>> Start Recorded data

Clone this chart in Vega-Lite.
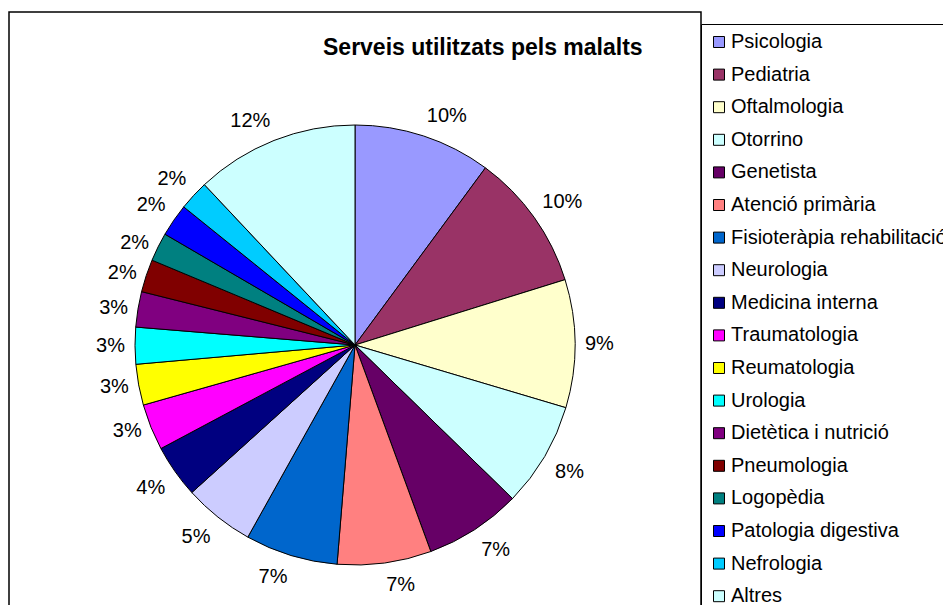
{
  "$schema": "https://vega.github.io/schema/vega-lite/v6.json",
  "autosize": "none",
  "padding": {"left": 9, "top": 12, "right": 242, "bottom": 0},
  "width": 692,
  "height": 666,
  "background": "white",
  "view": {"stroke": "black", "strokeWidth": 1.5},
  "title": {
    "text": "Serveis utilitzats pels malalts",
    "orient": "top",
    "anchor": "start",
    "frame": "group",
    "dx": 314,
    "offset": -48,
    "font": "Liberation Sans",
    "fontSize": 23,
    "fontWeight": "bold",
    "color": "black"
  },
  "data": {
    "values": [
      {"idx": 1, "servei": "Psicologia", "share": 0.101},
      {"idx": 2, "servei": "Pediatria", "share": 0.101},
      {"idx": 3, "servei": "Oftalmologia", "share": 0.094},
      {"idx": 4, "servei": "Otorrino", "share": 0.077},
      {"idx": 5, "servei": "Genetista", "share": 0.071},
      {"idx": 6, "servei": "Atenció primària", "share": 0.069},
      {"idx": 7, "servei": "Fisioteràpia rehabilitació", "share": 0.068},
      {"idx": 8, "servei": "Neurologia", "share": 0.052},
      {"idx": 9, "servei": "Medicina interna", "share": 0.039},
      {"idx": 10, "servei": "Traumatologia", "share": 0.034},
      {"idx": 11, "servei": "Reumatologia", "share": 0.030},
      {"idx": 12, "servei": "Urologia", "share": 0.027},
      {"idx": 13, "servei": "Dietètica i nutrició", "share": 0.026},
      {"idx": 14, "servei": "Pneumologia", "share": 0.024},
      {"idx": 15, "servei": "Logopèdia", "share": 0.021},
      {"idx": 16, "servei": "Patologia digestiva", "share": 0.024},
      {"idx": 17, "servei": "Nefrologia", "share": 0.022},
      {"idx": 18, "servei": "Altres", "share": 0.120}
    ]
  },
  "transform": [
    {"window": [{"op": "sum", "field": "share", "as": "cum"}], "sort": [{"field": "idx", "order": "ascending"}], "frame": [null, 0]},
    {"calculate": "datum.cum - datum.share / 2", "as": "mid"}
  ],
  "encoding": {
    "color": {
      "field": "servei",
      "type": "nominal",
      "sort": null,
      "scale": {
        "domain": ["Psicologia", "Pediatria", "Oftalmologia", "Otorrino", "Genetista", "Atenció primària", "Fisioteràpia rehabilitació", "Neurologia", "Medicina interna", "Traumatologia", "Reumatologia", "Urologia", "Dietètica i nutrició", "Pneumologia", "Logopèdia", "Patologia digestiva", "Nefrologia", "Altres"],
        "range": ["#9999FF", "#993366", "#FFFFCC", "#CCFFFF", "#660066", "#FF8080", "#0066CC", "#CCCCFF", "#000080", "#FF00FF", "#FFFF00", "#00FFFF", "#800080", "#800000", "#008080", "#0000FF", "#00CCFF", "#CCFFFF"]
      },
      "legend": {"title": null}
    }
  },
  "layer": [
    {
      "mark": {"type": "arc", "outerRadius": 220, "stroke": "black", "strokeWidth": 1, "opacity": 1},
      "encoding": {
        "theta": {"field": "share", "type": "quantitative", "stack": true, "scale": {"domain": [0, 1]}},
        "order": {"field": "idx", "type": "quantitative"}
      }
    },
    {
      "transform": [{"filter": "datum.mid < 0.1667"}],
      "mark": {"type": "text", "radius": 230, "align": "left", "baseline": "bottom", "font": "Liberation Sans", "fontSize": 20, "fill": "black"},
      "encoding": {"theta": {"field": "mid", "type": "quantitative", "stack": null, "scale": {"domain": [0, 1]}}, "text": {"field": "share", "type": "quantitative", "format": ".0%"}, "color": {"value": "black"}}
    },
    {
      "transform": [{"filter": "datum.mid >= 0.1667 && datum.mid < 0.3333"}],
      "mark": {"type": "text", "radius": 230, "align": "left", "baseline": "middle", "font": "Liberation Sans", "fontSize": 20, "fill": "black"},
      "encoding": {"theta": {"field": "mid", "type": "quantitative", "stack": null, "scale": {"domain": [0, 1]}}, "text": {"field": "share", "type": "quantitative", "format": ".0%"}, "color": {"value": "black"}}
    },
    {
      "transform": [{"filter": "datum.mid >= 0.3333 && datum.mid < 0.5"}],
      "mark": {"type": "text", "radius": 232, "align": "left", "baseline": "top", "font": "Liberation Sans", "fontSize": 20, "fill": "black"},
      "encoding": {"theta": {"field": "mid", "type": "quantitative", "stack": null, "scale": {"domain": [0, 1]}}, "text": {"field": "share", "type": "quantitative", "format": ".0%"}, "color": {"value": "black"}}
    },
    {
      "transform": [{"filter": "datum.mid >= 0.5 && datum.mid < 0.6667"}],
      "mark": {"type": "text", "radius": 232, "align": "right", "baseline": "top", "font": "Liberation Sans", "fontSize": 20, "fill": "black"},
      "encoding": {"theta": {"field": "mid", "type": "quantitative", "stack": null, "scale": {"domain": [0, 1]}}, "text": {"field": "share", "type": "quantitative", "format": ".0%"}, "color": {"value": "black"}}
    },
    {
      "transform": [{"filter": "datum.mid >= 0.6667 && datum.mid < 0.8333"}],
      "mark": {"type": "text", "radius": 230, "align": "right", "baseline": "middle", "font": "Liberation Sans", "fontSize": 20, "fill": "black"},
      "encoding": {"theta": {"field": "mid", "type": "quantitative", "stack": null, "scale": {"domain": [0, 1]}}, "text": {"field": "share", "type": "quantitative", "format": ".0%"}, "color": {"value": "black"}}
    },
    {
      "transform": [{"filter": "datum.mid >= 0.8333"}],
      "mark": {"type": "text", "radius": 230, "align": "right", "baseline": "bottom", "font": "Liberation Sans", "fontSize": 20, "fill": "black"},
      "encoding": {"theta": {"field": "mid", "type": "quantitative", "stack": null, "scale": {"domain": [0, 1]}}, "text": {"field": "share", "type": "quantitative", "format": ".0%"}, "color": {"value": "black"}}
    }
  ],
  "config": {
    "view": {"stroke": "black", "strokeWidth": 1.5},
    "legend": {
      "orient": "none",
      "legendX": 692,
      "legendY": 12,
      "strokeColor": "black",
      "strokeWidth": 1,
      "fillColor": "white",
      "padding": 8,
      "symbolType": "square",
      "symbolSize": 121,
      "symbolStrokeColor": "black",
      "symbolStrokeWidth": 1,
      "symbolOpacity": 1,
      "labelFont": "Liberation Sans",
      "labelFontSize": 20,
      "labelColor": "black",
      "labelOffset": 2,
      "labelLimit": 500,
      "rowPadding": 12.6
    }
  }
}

>> End Recorded data
>> Start Recorded data

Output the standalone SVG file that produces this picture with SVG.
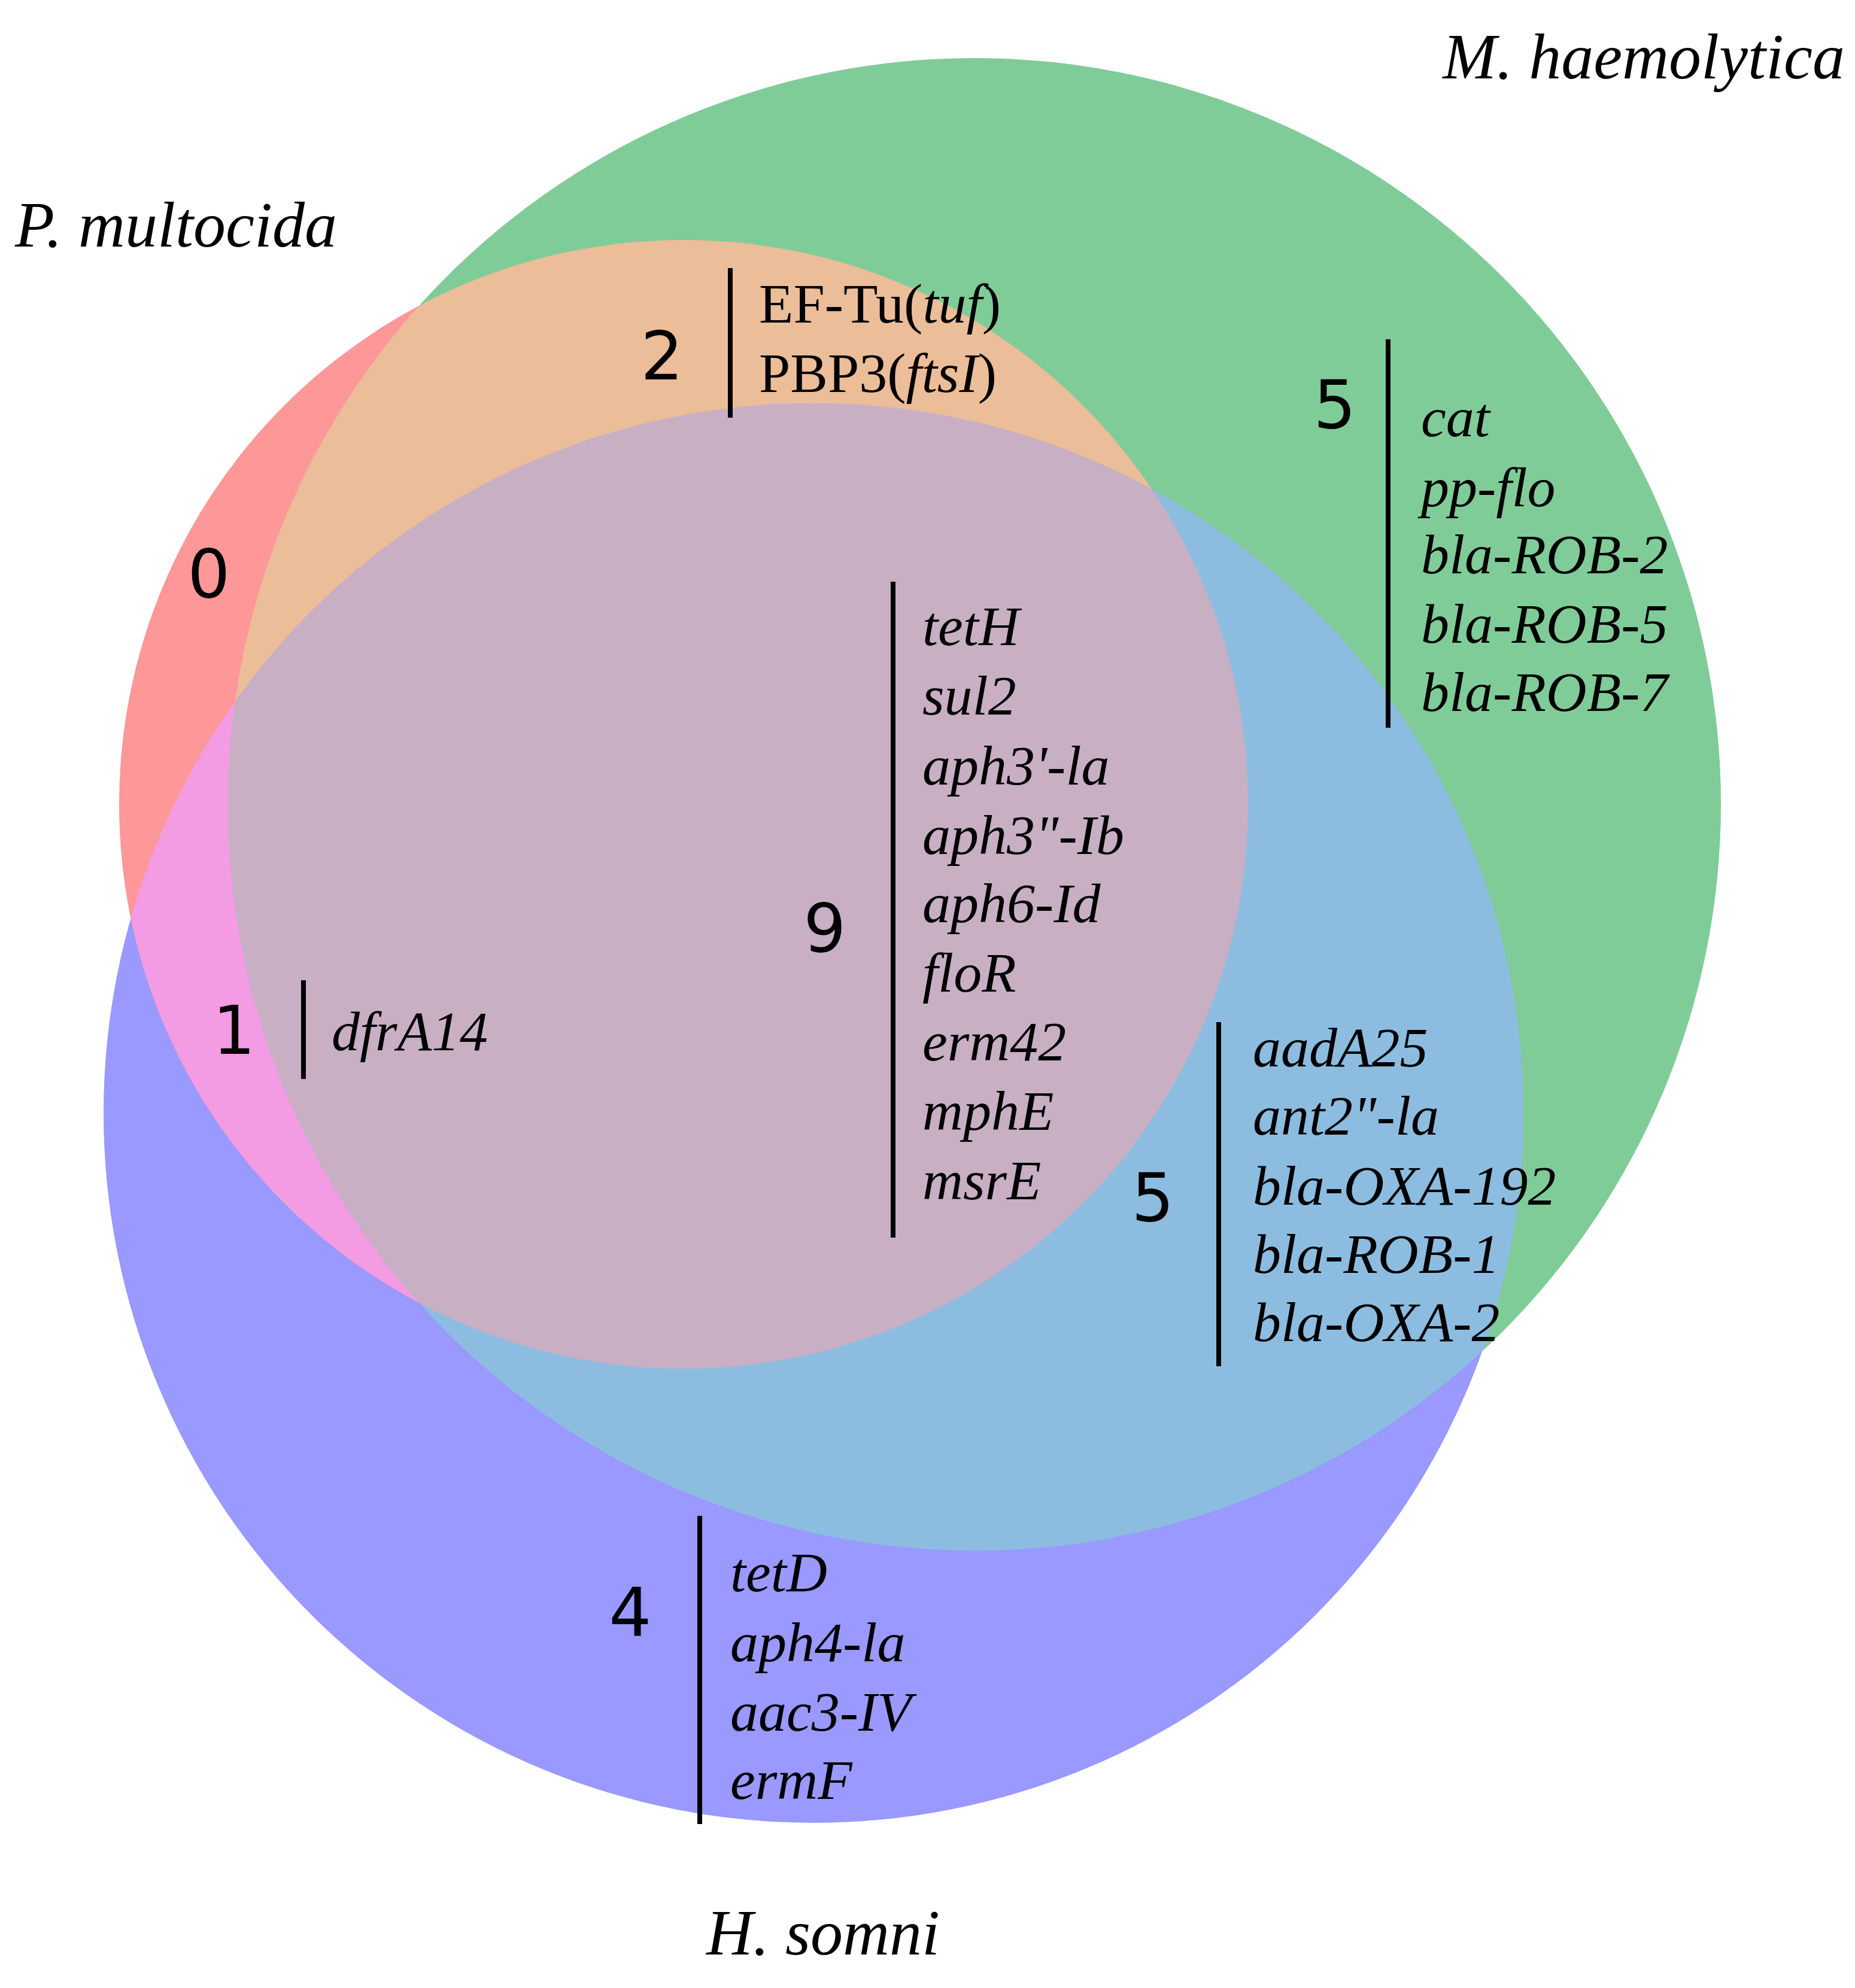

>> End Recorded data

Exercise brief:
Copy each line of the records that contains the word "this".

Task solution:
Clone this chart in Vega-Lite.
Output the standalone SVG file that produces this picture with SVG.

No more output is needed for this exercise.